- Exercise -
Return the listing below verbatim. Pictures do not belong in the copy.

- Given data -
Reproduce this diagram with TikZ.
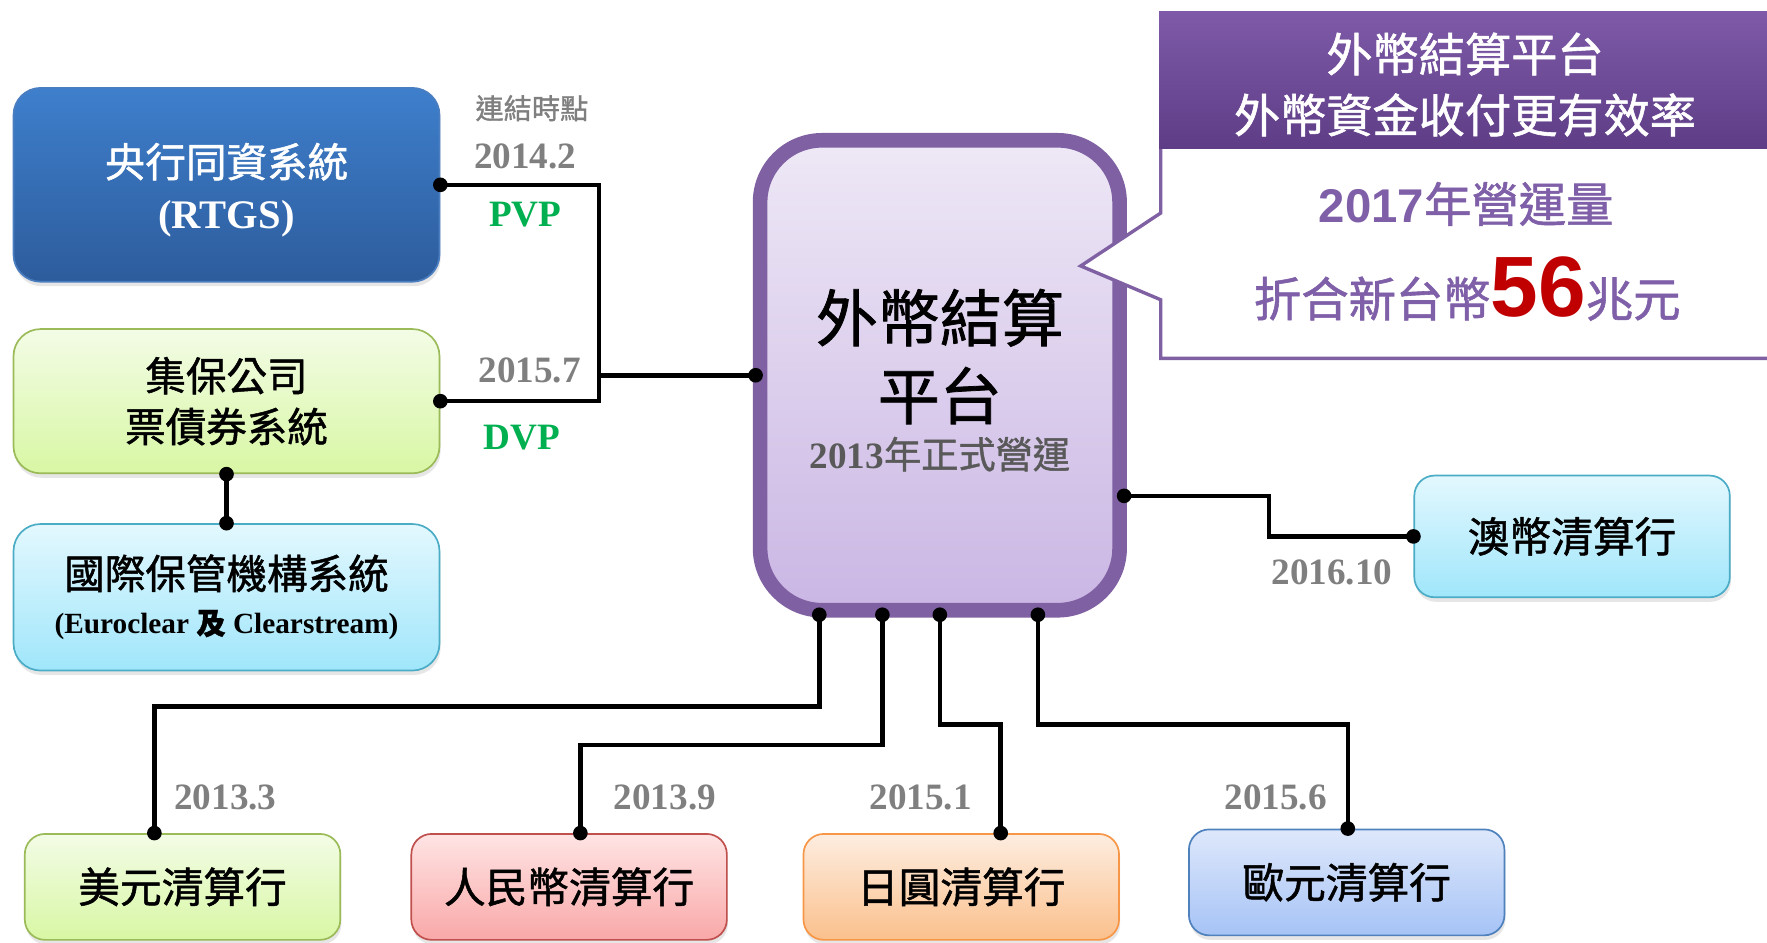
\documentclass[tikz,border=0pt]{standalone}
\usepackage{fontspec}
\setmainfont{Liberation Serif}
\newfontfamily\cjk[FakeBold=1.2]{Noto Sans CJK TC}
\newfontfamily\arialf{Liberation Sans}
\usetikzlibrary{calc,shadows}

\definecolor{rtgstop}{HTML}{3E7FCC}
\definecolor{rtgsbot}{HTML}{2D5C9C}
\definecolor{rtgsline}{HTML}{4A7EC0}
\definecolor{grtop}{HTML}{F3FCE6}
\definecolor{grbot}{HTML}{D8F7A4}
\definecolor{grline}{HTML}{9BBB59}
\definecolor{cytop}{HTML}{E3F8FE}
\definecolor{cybot}{HTML}{A0E6FB}
\definecolor{cyline}{HTML}{4BACC6}
\definecolor{rdtop}{HTML}{FFE4E4}
\definecolor{rdbot}{HTML}{F9A8A8}
\definecolor{rdline}{HTML}{C0504D}
\definecolor{ortop}{HTML}{FDEDE0}
\definecolor{orbot}{HTML}{FBC08C}
\definecolor{orline}{HTML}{F79646}
\definecolor{bltop}{HTML}{DEE8FB}
\definecolor{blbot}{HTML}{A6C3F6}
\definecolor{blline}{HTML}{4F81BD}
\definecolor{pltop}{HTML}{EEE8F6}
\definecolor{plbot}{HTML}{CAB6E4}
\definecolor{plline}{HTML}{7F60A2}
\definecolor{hdtop}{HTML}{7E5AA8}
\definecolor{hdbot}{HTML}{5E3D86}
\definecolor{calpurple}{HTML}{7F5FA8}
\definecolor{numred}{HTML}{C00000}
\definecolor{pvpgreen}{HTML}{00B050}
\definecolor{dategray}{HTML}{7F7F7F}
\definecolor{subgray}{HTML}{595959}

\newcommand\fsz[2]{\fontsize{#1}{#2}\selectfont}

\tikzset{
  roundbox/.style={
    rectangle,
    rounded corners=24pt,
    line width=1.5pt,
    align=center,
    inner sep=0pt,
    drop shadow={shadow xshift=1pt, shadow yshift=-4pt, opacity=.2}},
  boxfill/.style={top color=#1top, bottom color=#1bot, draw=#1line},
  sysbox/.style={roundbox, minimum width=378pt},
  bankbox/.style={
    roundbox,
    rounded corners=18pt,
    minimum width=280pt,
    minimum height=94pt,
    font=\cjk\fsz{37}{44}},
  platbox/.style={
    rectangle,
    rounded corners=55pt,
    line width=13pt,
    draw=plline,
    top color=pltop, bottom color=plbot,
    minimum width=319pt, minimum height=417pt,
    outer sep=4pt},
  joint/.style={circle, fill=black, inner sep=0pt, minimum size=13pt},
  link/.style={draw, line width=4pt},
  date/.style={text=dategray, font=\bfseries\fsz{33}{33}},
  deal/.style={text=pvpgreen, font=\bfseries\fsz{33}{33}},
}

\begin{document}
\begin{tikzpicture}[x=1pt,y=-1pt]
\useasboundingbox (0,0) rectangle (1568,836);
\clip (0,0) rectangle (1568,836);

% platform
\node[platbox] (plat) at (834,333) {};
\node[font=\cjk\fsz{55}{55}] at (834,282) {外幣結算};
\node[font=\cjk\fsz{55}{55}] at (834,351) {平台};
\node[text=subgray, font=\fsz{33}{33}] at (834,403) {{\bfseries 2013}{\cjk 年正式營運}};

% domestic systems
\node[sysbox, boxfill=rtgs, minimum height=172pt, text=white, font=\cjk\fsz{36}{46}] (rtgs) at (201,164)
  {\rule{0pt}{40pt}央行同資系統\\{\rmfamily\bfseries (RTGS)}};
\node[sysbox, boxfill=gr, minimum height=128pt, font=\cjk\fsz{36}{45}] (csd) at (201,356)
  {集保公司\\票債券系統};
\node[sysbox, boxfill=cy, minimum height=130pt, font=\cjk\fsz{36}{36}] (icsd) at (201,530)
  {國際保管機構系統\\[4pt]{\rmfamily\bfseries\fsz{26}{26}(Euroclear {\cjk 及} Clearstream)}};

\node[joint] (jR) at (rtgs.east) {};
\node[joint] (jC) at (csd.east) {};
\node[joint] (jP) at (plat.west) {};
\node[joint] (jCs) at (csd.south) {};
\node[joint] (jIc) at (icsd.north) {};
\coordinate (fork) at ($(jP)+(-139,0)$);
\draw[link] (jR.center) -| (fork) |- (jC.center);
\draw[link] (fork) -- (jP.center);
\draw[link] (jCs.center) -- (jIc.center);

\node[text=dategray, font=\cjk\fsz{25}{25}] at (472,96) {連結時點};
\node[date] at (466,139) {2014.2};
\node[deal] at (466,190) {PVP};
\node[date] at (470,329) {2015.7};
\node[deal] at (463,388) {DVP};

% AUD
\node[bankbox, boxfill=cy, minimum height=108pt] (aud) at (1395,476) {澳幣清算行};
\node[joint] (jA) at ($(plat.east)+(0,107)$) {};
\node[joint] (jAu) at (aud.west) {};
\draw[link] (jA.center) -| ($(jA)!.5!(jAu)$) |- (jAu.center);
\node[date] at (1182,508) {2016.10};

% clearing banks
\foreach \nm/\cx/\cy/\fl/\txt/\pd/\bend/\bd/\yr/\yx in {
    usd/162/787/gr/美元清算行/-107/627/-25/2013.3/200,
    cny/505/787/rd/人民幣清算行/-51/661/10/2013.9/590,
    jpy/853/787/or/日圓清算行/0/643/35/2015.1/817,
    eur/1195/783/bl/歐元清算行/87/643/1/2015.6/1132}{
  \node[bankbox, boxfill=\fl] (\nm) at (\cx,\cy) {\txt};
  \node[joint] (t\nm) at ($(plat.south)+(\pd,0)$) {};
  \node[joint] (b\nm) at ($(\nm.north)+(\bd,0)$) {};
  \coordinate (k\nm) at (0,\bend);
  \draw[link] (t\nm.center) -- (t\nm |- k\nm) -| (b\nm.center);
  \node[date] at (\yx,708) {\yr};
}

% callout
\draw[line width=3pt, draw=plline, fill=white] (1030,125) -- (1030,189) -- (959,236) -- (1030,266)
  -- (1030,318) -- (1600,318) -- (1600,125);
\shade[top color=hdtop, bottom color=hdbot] (1028.5,10) rectangle (1600,132);
\node[text=white, font=\cjk\fsz{41}{41}] at (1300,48) {外幣結算平台};
\node[text=white, font=\cjk\fsz{41}{41}] at (1300,102) {外幣資金收付更有效率};
\node[anchor=base, text=calpurple, font=\fsz{42}{42}] at (1301,197)
  {{\arialf\bfseries 2017}{\cjk 年營運量}};
\node[anchor=base, text=calpurple, font=\fsz{42}{42}] at (1302,281)
  {{\cjk 折合新台幣}{\arialf\bfseries\color{numred}\fsz{76}{76}56}{\cjk 兆元}};
\end{tikzpicture}
\end{document}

- Result of the exercise -
Reproduce this diagram with TikZ.
\documentclass[tikz,border=0pt]{standalone}
\usepackage{fontspec}
\setmainfont{Liberation Serif}
\newfontfamily\cjk[FakeBold=1.2]{Noto Sans CJK TC}
\newfontfamily\arialf{Liberation Sans}
\usetikzlibrary{calc,shadows}

\definecolor{rtgstop}{HTML}{3E7FCC}
\definecolor{rtgsbot}{HTML}{2D5C9C}
\definecolor{rtgsline}{HTML}{4A7EC0}
\definecolor{grtop}{HTML}{F3FCE6}
\definecolor{grbot}{HTML}{D8F7A4}
\definecolor{grline}{HTML}{9BBB59}
\definecolor{cytop}{HTML}{E3F8FE}
\definecolor{cybot}{HTML}{A0E6FB}
\definecolor{cyline}{HTML}{4BACC6}
\definecolor{rdtop}{HTML}{FFE4E4}
\definecolor{rdbot}{HTML}{F9A8A8}
\definecolor{rdline}{HTML}{C0504D}
\definecolor{ortop}{HTML}{FDEDE0}
\definecolor{orbot}{HTML}{FBC08C}
\definecolor{orline}{HTML}{F79646}
\definecolor{bltop}{HTML}{DEE8FB}
\definecolor{blbot}{HTML}{A6C3F6}
\definecolor{blline}{HTML}{4F81BD}
\definecolor{pltop}{HTML}{EEE8F6}
\definecolor{plbot}{HTML}{CAB6E4}
\definecolor{plline}{HTML}{7F60A2}
\definecolor{hdtop}{HTML}{7E5AA8}
\definecolor{hdbot}{HTML}{5E3D86}
\definecolor{calpurple}{HTML}{7F5FA8}
\definecolor{numred}{HTML}{C00000}
\definecolor{pvpgreen}{HTML}{00B050}
\definecolor{dategray}{HTML}{7F7F7F}
\definecolor{subgray}{HTML}{595959}

\newcommand\fsz[2]{\fontsize{#1}{#2}\selectfont}

\tikzset{
  roundbox/.style={
    rectangle,
    rounded corners=24pt,
    line width=1.5pt,
    align=center,
    inner sep=0pt,
    drop shadow={shadow xshift=1pt, shadow yshift=-4pt, opacity=.2}},
  boxfill/.style={top color=#1top, bottom color=#1bot, draw=#1line},
  sysbox/.style={roundbox, minimum width=378pt},
  bankbox/.style={
    roundbox,
    rounded corners=18pt,
    minimum width=280pt,
    minimum height=94pt,
    font=\cjk\fsz{37}{44}},
  platbox/.style={
    rectangle,
    rounded corners=55pt,
    line width=13pt,
    draw=plline,
    top color=pltop, bottom color=plbot,
    minimum width=319pt, minimum height=417pt,
    outer sep=4pt},
  joint/.style={circle, fill=black, inner sep=0pt, minimum size=13pt},
  link/.style={draw, line width=4pt},
  date/.style={text=dategray, font=\bfseries\fsz{33}{33}},
  deal/.style={text=pvpgreen, font=\bfseries\fsz{33}{33}},
}

\begin{document}
\begin{tikzpicture}[x=1pt,y=-1pt]
\useasboundingbox (0,0) rectangle (1568,836);
\clip (0,0) rectangle (1568,836);

% platform
\node[platbox] (plat) at (834,333) {};
\node[font=\cjk\fsz{55}{55}] at (834,282) {外幣結算};
\node[font=\cjk\fsz{55}{55}] at (834,351) {平台};
\node[text=subgray, font=\fsz{33}{33}] at (834,403) {{\bfseries 2013}{\cjk 年正式營運}};

% domestic systems
\node[sysbox, boxfill=rtgs, minimum height=172pt, text=white, font=\cjk\fsz{36}{46}] (rtgs) at (201,164)
  {\rule{0pt}{40pt}央行同資系統\\{\rmfamily\bfseries (RTGS)}};
\node[sysbox, boxfill=gr, minimum height=128pt, font=\cjk\fsz{36}{45}] (csd) at (201,356)
  {集保公司\\票債券系統};
\node[sysbox, boxfill=cy, minimum height=130pt, font=\cjk\fsz{36}{36}] (icsd) at (201,530)
  {國際保管機構系統\\[4pt]{\rmfamily\bfseries\fsz{26}{26}(Euroclear {\cjk 及} Clearstream)}};

\node[joint] (jR) at (rtgs.east) {};
\node[joint] (jC) at (csd.east) {};
\node[joint] (jP) at (plat.west) {};
\node[joint] (jCs) at (csd.south) {};
\node[joint] (jIc) at (icsd.north) {};
\coordinate (fork) at ($(jP)+(-139,0)$);
\draw[link] (jR.center) -| (fork) |- (jC.center);
\draw[link] (fork) -- (jP.center);
\draw[link] (jCs.center) -- (jIc.center);

\node[text=dategray, font=\cjk\fsz{25}{25}] at (472,96) {連結時點};
\node[date] at (466,139) {2014.2};
\node[deal] at (466,190) {PVP};
\node[date] at (470,329) {2015.7};
\node[deal] at (463,388) {DVP};

% AUD
\node[bankbox, boxfill=cy, minimum height=108pt] (aud) at (1395,476) {澳幣清算行};
\node[joint] (jA) at ($(plat.east)+(0,107)$) {};
\node[joint] (jAu) at (aud.west) {};
\draw[link] (jA.center) -| ($(jA)!.5!(jAu)$) |- (jAu.center);
\node[date] at (1182,508) {2016.10};

% clearing banks
\foreach \nm/\cx/\cy/\fl/\txt/\pd/\bend/\bd/\yr/\yx in {
    usd/162/787/gr/美元清算行/-107/627/-25/2013.3/200,
    cny/505/787/rd/人民幣清算行/-51/661/10/2013.9/590,
    jpy/853/787/or/日圓清算行/0/643/35/2015.1/817,
    eur/1195/783/bl/歐元清算行/87/643/1/2015.6/1132}{
  \node[bankbox, boxfill=\fl] (\nm) at (\cx,\cy) {\txt};
  \node[joint] (t\nm) at ($(plat.south)+(\pd,0)$) {};
  \node[joint] (b\nm) at ($(\nm.north)+(\bd,0)$) {};
  \coordinate (k\nm) at (0,\bend);
  \draw[link] (t\nm.center) -- (t\nm |- k\nm) -| (b\nm.center);
  \node[date] at (\yx,708) {\yr};
}

% callout
\draw[line width=3pt, draw=plline, fill=white] (1030,125) -- (1030,189) -- (959,236) -- (1030,266)
  -- (1030,318) -- (1600,318) -- (1600,125);
\shade[top color=hdtop, bottom color=hdbot] (1028.5,10) rectangle (1600,132);
\node[text=white, font=\cjk\fsz{41}{41}] at (1300,48) {外幣結算平台};
\node[text=white, font=\cjk\fsz{41}{41}] at (1300,102) {外幣資金收付更有效率};
\node[anchor=base, text=calpurple, font=\fsz{42}{42}] at (1301,197)
  {{\arialf\bfseries 2017}{\cjk 年營運量}};
\node[anchor=base, text=calpurple, font=\fsz{42}{42}] at (1302,281)
  {{\cjk 折合新台幣}{\arialf\bfseries\color{numred}\fsz{76}{76}56}{\cjk 兆元}};
\end{tikzpicture}
\end{document}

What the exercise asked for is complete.